The Rhine is the longest river in Germany and is at its most scenic as it cuts through the hills of Germany’s Rhine Valley. This area of outstanding natural beauty is a popular draw for visitors. Stretching from Mannheim in the south to Koblenz in the north, it is lined with hillside castles and picturesque old towns with half-timbered architecture providing postcard-pretty scenery.
The Middle Rhine Valley is a spectacular UNESCO World Heritage Site with a history dating back to Roman times. This craggy steep-sided valley creates the perfect environment for vines to thrive in well-drained soil on the terraced hillsides, making this a dream destination for wine lovers to explore.
Ancient winemaking villages and romantic towns line the slow-moving river in a series of enchanting destinations for tourists to enjoy. Not content with producing some of the world’s best wines, the area is also known for its outstanding regional cuisine. Add wine tastings, local food markets and the largest wine festival in the world, and you have all the ingredients you need for a fascinating road trip through this westerly region of Germany from May to October.
Mannheim to Oberwesel
Start in Mannheim, a city laid out grid-style in the 17th and 18th centuries, and relatively new by German standards. Landmark attractions are focused around the Marktplatz where the Old Town Hall and Lower Parish Church are comfortable neighbours with the Jewish synagogue. The extensive port offers river cruises while the historic paddlewheeler, the Mannheim, contains an interesting museum of Rhine navigational exhibits.
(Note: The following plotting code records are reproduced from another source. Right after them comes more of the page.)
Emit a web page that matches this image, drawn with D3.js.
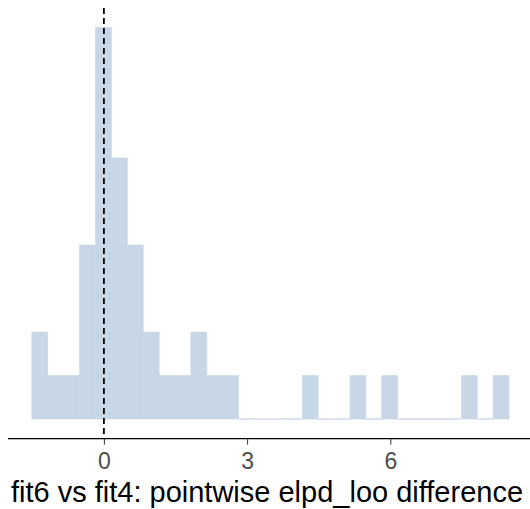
<!DOCTYPE html>
<html><head><meta charset="utf-8">
<script src="https://cdn.jsdelivr.net/npm/d3@7"></script>
<style>body{margin:0;background:#fff}svg{display:block}</style>
</head><body>
<script>
// Histogram data (30 bins)
const binStart = -1.509;
const binWidth = 0.3332;
const counts = [2,1,1,4,9,6,4,2,1,1,2,1,1,0,0,0,0,1,0,0,1,0,1,0,0,0,0,1,0,1];
const xTicks = [0, 3, 6];
const refLine = 0;
const xLabel = "fit6 vs fit4: pointwise elpd_loo difference";

const W = 530, H = 509;
const bins = counts.map((c, i) => ({x0: binStart + i*binWidth, x1: binStart + (i+1)*binWidth, n: c}));
const lo = bins[0].x0, hi = bins[bins.length-1].x1, pad = 0.05*(hi-lo);
const svg = d3.select("body").append("svg").attr("width", W).attr("height", H);

const x = d3.scaleLinear().domain([lo - pad, hi + pad]).range([8, 532.9]);
const ymax = d3.max(counts);
const y = d3.scaleLinear().domain([-0.05*ymax, ymax*1.05]).range([438.6, 7.9]);

svg.append("g").selectAll("rect").data(bins.filter(d => d.n > 0)).join("rect")
  .attr("x", d => x(d.x0)).attr("width", d => x(d.x1) - x(d.x0))
  .attr("y", d => y(d.n)).attr("height", d => y(0) - y(d.n))
  .attr("fill", "#c7d7e6").attr("stroke", "#c7d7e6").attr("stroke-width", 0.6);
// zero-count bins show as a thin outline on the baseline
svg.append("g").selectAll("line").data(bins.filter(d => d.n === 0)).join("line")
  .attr("x1", d => x(d.x0)).attr("x2", d => x(d.x1))
  .attr("y1", y(0)).attr("y2", y(0))
  .attr("stroke", "#b8cadb").attr("stroke-width", 1);

svg.append("line")
  .attr("x1", x(refLine)).attr("x2", x(refLine))
  .attr("y1", y.range()[1]).attr("y2", y.range()[0])
  .attr("stroke", "#000").attr("stroke-width", 1.8).attr("stroke-dasharray", "6,4");

const axis = d3.axisBottom(x).tickValues(xTicks).tickSize(6).tickPadding(8).tickFormat(d3.format("d"));
const g = svg.append("g").attr("transform", `translate(0,${y.range()[0]})`).call(axis);
g.select(".domain").attr("stroke", "#000").attr("stroke-width", 1.4).attr("d", `M${x.range()[0]},0H${x.range()[1]}`);
g.selectAll(".tick line").attr("stroke", "#333").attr("stroke-width", 1);
g.selectAll(".tick text").attr("fill", "#4d4d4d").attr("font-family", "Liberation Sans, Arial, sans-serif").attr("font-size", 23);

svg.append("text").attr("x", 267).attr("y", 502).attr("text-anchor", "middle")
  .attr("font-family", "Liberation Sans, Arial, sans-serif").attr("font-size", 29).attr("fill", "#000")
  .text(xLabel);
</script>
</body></html>
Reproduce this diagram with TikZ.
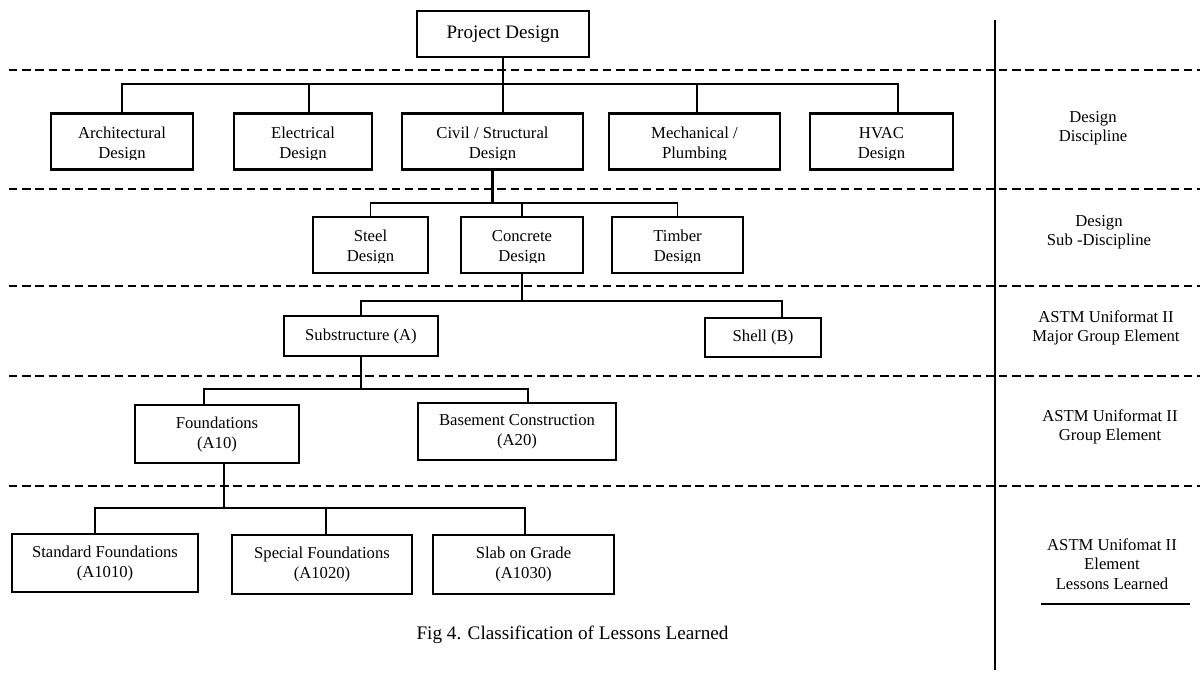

Nearby Durkheim recently celebrated the 600th anniversary of the Durkheim Sausage Market. It’s the perfect place to pick up a tasty lunch before heading off for a tour of the Weilberg Roman Villa with its ancient wine presses.
The cathedral city of Worms is one of the oldest towns in Germany. Nestled on the west bank of the Rhine, the 11th century Cathedral of St Peter is a stunning example of High Romanesque architecture with four towers and two domes. Sandstone reliefs and the baroque altar are works of art in their own right.
The compact town of Bacharach in the Rhine Gorge is worth a stop to see the ruins of Saint Werner’s Chapel, Peterskirche and the mediaeval Altes Haus. The series of towers that once punctuated the town walls are a must-see, including the Mint Tower (the town was a mint from 1214 to 1508), Market Tower and the Love Tower. In August the town hosts Culinary Summer Night and has a regular Mediaeval Market with games, roasting spits and falconry displays.
Rhineland-Palatine is worth deviating from the river to see. It has a host of activities and festivals, mostly focused on its history of fine food and wine. This is the home of the largest wine festival in the world where regional winemakers converge to share their white, red and sparkling wines with connoisseurs in festival marquees each September.
Finally to Oberwesel, with its impressive Shonburg (castle), 13th century defensive walls, timber-framed houses and several churches of note. This is also one of the largest winegrowing centres with the appellation of Schloss Schonburg covering 72 hectares. Sample the local Riesling and the finest German fare at the Michelin-listed Burgrestaurant Auf Schonburg within the castle as the grand finale to this epic Rhine tour.